Source records>

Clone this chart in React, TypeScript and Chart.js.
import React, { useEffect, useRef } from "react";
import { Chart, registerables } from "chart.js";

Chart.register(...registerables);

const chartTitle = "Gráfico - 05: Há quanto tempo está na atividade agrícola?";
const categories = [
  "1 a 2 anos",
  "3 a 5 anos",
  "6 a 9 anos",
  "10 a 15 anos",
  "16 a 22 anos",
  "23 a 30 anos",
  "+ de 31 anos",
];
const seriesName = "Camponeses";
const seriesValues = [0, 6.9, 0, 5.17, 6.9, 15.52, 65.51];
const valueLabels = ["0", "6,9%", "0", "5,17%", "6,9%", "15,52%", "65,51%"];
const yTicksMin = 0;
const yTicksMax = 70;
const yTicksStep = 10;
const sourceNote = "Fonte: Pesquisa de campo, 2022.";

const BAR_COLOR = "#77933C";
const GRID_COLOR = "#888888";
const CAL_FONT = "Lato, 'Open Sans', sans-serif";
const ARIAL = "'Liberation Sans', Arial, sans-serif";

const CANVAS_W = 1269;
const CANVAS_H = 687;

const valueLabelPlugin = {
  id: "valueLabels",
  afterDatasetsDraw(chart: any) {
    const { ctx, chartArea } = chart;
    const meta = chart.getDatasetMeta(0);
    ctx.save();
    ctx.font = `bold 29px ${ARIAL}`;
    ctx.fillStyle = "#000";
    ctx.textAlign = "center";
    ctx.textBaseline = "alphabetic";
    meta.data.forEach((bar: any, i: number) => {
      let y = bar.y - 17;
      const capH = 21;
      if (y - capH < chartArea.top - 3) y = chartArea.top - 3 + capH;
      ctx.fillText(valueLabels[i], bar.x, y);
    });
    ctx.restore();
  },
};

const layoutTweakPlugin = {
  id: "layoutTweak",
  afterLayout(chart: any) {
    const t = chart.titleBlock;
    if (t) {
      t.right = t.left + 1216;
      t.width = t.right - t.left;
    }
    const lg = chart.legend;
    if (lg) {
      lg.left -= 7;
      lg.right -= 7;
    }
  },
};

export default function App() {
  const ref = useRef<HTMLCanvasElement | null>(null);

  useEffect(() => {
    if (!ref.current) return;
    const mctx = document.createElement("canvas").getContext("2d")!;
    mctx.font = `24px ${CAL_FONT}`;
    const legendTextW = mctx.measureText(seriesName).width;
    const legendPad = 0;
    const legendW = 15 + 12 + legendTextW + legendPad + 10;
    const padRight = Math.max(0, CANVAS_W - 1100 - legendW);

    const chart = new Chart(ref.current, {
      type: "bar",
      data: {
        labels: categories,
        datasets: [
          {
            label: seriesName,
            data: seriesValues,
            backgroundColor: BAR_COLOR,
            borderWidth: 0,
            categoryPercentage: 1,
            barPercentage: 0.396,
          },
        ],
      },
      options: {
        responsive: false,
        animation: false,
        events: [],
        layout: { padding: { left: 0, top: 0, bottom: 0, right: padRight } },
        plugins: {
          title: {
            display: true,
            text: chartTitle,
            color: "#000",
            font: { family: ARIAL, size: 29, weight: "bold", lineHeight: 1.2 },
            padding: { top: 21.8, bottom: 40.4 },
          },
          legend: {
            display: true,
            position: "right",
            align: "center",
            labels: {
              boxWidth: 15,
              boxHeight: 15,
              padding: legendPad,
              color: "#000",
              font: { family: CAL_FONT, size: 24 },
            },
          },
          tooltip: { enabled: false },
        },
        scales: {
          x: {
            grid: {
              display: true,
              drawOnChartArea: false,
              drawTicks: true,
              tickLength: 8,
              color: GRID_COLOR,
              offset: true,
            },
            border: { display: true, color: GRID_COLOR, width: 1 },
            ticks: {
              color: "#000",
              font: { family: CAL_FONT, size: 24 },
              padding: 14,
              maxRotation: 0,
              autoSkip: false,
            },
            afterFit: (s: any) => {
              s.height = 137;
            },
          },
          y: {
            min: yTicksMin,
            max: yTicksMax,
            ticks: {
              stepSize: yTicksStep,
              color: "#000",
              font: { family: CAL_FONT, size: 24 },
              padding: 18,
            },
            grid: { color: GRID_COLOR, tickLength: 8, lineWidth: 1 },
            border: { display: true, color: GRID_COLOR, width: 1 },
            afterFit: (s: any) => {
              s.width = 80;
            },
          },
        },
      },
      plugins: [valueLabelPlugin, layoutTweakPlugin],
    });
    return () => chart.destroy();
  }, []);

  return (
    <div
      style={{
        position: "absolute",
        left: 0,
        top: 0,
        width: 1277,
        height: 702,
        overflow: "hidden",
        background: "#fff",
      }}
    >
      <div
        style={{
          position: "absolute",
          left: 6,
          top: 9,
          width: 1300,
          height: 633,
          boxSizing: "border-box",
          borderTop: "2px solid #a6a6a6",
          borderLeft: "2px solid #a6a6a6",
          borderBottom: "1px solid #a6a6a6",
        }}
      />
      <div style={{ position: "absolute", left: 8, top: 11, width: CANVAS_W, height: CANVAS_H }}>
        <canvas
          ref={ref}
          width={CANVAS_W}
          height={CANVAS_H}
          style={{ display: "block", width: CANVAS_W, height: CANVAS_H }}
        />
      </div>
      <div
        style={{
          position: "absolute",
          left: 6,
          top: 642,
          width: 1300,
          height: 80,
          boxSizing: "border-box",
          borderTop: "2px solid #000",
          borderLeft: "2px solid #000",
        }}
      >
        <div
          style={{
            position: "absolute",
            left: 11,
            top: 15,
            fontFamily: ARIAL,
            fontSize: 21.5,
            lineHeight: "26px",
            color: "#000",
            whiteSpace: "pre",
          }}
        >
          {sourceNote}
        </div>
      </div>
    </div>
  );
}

==

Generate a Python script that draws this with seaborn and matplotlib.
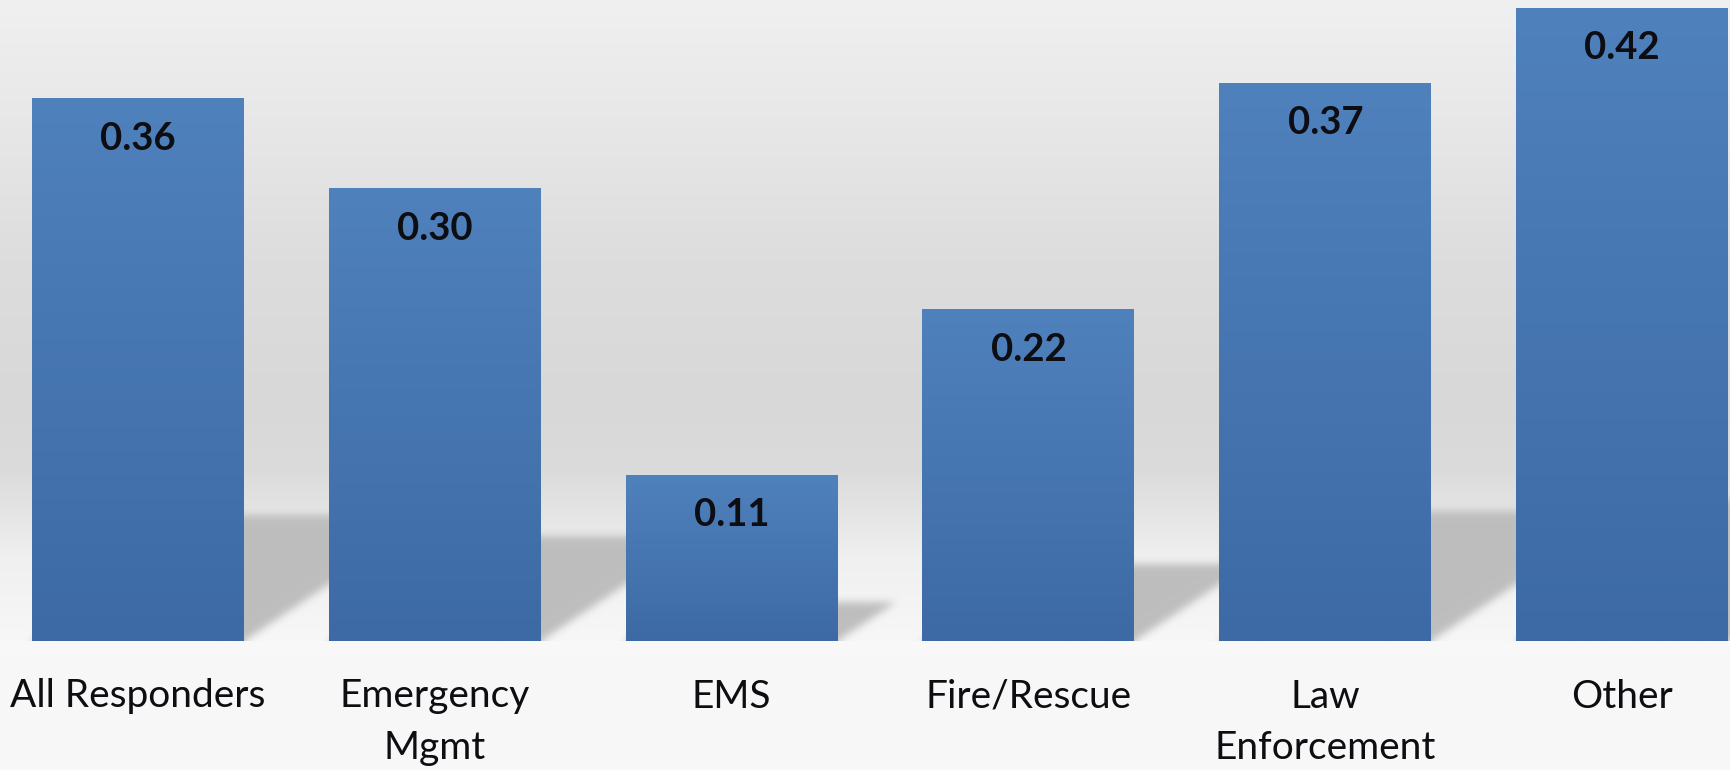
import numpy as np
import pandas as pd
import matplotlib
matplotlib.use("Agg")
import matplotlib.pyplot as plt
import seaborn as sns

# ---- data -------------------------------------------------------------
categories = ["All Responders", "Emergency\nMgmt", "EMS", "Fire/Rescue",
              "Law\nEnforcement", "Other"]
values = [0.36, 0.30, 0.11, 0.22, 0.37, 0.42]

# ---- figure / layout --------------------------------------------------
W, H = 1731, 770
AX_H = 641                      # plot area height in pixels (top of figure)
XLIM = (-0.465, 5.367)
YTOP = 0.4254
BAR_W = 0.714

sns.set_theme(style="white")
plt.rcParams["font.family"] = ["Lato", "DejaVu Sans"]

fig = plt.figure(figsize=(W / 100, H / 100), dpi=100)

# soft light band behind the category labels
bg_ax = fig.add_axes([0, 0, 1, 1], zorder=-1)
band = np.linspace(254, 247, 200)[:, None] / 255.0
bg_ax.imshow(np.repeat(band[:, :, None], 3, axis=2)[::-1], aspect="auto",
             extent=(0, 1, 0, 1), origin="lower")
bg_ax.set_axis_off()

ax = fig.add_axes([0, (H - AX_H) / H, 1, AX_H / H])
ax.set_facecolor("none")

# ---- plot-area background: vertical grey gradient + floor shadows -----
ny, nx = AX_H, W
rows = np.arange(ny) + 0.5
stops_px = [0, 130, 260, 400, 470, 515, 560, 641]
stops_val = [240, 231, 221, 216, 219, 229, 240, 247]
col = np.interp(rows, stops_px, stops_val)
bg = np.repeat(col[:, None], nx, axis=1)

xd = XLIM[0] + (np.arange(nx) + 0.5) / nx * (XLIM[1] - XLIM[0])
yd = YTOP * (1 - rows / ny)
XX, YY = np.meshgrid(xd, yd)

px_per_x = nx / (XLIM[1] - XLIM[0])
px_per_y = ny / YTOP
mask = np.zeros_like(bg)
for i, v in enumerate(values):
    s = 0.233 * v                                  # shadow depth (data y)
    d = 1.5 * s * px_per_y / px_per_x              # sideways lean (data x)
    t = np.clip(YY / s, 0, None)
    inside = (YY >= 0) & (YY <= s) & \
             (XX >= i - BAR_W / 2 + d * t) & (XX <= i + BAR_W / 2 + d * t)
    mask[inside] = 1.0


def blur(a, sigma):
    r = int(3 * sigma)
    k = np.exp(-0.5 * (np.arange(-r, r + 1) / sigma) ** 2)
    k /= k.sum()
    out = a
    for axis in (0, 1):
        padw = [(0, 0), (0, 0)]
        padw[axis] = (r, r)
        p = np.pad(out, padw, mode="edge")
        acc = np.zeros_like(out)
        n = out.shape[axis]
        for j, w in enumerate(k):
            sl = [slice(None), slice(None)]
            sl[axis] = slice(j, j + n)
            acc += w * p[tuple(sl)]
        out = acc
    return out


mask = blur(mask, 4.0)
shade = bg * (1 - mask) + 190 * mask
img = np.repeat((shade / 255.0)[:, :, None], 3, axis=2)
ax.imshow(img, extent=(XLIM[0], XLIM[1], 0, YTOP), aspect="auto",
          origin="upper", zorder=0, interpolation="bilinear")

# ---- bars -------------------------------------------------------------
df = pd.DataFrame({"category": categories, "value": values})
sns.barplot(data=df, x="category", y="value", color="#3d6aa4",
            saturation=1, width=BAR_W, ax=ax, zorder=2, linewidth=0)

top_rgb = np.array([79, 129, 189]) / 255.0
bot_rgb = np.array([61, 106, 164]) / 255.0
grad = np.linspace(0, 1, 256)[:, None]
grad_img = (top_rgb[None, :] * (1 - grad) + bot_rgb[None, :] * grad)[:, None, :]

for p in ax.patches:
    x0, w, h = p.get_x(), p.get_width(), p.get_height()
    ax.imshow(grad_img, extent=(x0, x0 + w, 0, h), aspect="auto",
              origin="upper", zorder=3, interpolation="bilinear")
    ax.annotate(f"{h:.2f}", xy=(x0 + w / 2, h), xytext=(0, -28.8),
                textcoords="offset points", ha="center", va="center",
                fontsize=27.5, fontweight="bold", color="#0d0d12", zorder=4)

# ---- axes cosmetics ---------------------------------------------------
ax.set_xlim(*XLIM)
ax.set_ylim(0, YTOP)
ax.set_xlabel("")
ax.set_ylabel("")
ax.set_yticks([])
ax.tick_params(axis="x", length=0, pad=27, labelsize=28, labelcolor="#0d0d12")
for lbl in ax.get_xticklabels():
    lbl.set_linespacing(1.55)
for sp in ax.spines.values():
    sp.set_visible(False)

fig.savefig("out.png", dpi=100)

--

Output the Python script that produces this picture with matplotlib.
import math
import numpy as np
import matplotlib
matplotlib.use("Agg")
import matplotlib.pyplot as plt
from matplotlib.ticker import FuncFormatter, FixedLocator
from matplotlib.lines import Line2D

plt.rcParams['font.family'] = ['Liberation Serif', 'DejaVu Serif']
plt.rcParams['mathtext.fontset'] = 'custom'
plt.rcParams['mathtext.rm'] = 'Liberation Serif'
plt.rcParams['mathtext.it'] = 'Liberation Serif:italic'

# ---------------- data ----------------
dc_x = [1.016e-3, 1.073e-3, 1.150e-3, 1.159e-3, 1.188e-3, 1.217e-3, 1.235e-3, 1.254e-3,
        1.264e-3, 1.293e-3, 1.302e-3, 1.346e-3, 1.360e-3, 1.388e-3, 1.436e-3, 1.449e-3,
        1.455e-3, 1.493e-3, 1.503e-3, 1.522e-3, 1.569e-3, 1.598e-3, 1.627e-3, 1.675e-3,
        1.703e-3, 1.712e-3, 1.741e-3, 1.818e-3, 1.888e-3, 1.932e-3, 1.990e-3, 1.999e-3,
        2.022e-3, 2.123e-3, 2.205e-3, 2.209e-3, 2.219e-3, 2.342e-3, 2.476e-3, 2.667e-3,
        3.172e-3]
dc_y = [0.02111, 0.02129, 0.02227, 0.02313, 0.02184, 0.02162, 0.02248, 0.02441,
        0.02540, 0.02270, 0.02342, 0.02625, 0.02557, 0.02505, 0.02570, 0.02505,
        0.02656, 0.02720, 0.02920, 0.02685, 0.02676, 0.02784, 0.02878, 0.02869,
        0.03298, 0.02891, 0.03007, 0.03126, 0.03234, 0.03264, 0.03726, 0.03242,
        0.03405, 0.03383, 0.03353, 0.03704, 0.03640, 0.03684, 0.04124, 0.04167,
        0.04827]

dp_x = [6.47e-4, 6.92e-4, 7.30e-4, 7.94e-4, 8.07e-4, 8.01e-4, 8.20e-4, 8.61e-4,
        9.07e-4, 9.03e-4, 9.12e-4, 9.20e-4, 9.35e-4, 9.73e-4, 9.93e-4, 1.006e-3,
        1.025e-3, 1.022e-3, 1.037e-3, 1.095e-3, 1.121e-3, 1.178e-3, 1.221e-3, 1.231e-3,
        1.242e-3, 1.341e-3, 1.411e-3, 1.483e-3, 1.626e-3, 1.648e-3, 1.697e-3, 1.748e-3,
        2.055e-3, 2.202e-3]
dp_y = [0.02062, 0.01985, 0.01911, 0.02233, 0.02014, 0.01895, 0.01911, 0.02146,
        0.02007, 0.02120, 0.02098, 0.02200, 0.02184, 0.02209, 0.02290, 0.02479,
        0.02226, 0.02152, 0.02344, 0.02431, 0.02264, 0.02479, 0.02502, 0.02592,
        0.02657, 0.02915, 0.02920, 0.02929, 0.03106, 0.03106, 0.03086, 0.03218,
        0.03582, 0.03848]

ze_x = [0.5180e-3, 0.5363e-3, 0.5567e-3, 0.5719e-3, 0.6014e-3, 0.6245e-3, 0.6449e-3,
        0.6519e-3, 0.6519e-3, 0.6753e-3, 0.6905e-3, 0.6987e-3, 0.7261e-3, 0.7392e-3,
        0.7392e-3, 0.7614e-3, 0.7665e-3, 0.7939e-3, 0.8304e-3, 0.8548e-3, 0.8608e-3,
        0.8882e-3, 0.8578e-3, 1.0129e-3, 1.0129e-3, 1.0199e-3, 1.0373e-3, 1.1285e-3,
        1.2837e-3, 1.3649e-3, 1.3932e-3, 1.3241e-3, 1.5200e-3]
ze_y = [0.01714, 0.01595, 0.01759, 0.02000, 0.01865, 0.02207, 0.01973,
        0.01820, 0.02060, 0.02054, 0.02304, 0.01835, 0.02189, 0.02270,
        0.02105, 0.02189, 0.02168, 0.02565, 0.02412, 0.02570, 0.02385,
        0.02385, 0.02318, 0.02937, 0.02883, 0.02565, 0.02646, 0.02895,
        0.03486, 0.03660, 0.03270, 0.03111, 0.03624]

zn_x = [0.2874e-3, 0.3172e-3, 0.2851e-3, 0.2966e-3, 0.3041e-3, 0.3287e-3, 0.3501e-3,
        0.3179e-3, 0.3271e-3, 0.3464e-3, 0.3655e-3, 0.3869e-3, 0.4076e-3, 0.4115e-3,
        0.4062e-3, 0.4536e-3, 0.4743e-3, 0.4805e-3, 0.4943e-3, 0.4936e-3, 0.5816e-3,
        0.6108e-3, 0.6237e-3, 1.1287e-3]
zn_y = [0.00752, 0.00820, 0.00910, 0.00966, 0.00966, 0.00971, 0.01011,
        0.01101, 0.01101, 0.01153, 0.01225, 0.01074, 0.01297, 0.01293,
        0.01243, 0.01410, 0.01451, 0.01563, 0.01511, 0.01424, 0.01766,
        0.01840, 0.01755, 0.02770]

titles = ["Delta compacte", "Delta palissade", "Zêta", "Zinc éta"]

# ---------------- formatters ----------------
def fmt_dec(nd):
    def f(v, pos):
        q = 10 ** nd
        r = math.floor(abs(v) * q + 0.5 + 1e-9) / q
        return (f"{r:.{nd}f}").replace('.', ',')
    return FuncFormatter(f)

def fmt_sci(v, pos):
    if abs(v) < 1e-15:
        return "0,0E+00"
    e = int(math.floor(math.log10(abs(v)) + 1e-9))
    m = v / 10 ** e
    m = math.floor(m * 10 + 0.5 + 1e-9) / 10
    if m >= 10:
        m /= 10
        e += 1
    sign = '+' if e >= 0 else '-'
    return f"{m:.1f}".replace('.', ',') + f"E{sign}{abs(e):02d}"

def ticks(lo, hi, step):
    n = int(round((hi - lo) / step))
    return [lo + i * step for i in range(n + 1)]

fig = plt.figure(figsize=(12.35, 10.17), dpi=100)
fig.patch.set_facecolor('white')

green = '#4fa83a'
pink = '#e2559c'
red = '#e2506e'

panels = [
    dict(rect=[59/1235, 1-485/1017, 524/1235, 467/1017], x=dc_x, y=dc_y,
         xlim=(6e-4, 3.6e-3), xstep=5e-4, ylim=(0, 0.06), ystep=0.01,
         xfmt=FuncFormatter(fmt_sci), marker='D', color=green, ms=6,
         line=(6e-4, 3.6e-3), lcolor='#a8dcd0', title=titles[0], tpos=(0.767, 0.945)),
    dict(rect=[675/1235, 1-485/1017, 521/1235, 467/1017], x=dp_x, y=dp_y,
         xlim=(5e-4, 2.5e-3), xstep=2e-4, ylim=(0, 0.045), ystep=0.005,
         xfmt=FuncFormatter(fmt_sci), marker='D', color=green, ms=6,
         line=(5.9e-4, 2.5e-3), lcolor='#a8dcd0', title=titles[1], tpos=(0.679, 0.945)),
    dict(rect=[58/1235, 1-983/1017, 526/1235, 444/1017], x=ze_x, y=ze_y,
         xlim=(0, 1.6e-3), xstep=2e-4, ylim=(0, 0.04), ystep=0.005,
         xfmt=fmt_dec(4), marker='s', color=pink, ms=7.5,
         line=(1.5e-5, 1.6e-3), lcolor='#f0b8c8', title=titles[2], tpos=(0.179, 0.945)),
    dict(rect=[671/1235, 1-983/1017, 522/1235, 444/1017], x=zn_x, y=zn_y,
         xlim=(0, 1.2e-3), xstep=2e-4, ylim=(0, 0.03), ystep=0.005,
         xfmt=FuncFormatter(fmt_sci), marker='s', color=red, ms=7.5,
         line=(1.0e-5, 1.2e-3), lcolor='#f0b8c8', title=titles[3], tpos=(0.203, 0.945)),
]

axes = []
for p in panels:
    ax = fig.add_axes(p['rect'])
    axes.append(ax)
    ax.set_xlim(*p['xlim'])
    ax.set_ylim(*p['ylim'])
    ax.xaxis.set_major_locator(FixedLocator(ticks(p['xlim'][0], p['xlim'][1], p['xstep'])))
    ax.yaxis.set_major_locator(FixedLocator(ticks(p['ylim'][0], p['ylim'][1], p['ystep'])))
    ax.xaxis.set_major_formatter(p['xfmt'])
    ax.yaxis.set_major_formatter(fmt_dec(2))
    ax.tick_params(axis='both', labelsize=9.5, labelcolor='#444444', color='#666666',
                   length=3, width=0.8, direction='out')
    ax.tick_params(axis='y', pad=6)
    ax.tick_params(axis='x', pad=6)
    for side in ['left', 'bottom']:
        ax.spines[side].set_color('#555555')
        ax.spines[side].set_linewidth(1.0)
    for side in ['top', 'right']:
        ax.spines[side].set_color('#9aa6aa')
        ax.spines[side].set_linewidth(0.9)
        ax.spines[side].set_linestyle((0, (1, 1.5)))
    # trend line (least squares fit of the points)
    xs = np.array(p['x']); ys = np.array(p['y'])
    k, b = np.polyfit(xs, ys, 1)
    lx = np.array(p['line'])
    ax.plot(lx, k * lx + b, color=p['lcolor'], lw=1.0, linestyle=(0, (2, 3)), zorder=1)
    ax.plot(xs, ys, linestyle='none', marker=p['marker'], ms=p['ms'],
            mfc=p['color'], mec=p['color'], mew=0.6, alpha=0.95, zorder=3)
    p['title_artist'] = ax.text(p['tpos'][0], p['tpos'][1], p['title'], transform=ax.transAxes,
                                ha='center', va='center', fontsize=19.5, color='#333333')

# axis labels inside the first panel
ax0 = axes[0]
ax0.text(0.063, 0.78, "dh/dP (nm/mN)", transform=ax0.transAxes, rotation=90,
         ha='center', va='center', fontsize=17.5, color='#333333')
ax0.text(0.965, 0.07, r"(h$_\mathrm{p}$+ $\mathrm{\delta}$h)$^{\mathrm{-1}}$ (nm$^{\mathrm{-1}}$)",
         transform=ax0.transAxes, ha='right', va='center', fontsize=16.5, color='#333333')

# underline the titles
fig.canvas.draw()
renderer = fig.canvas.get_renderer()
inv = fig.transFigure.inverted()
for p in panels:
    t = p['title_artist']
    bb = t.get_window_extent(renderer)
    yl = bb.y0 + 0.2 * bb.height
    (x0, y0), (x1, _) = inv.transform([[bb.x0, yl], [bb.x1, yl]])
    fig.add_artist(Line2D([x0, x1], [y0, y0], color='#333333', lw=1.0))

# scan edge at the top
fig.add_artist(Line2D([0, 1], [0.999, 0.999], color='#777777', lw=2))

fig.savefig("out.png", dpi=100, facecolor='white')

What the exercise asks>
Search the data for "matplotlib". Copy every matching line.

Completed task>
Generate a Python script that draws this with seaborn and matplotlib.
import matplotlib
matplotlib.use("Agg")
import matplotlib.pyplot as plt
Output the Python script that produces this picture with matplotlib.
import matplotlib
matplotlib.use("Agg")
import matplotlib.pyplot as plt
from matplotlib.ticker import FuncFormatter, FixedLocator
from matplotlib.lines import Line2D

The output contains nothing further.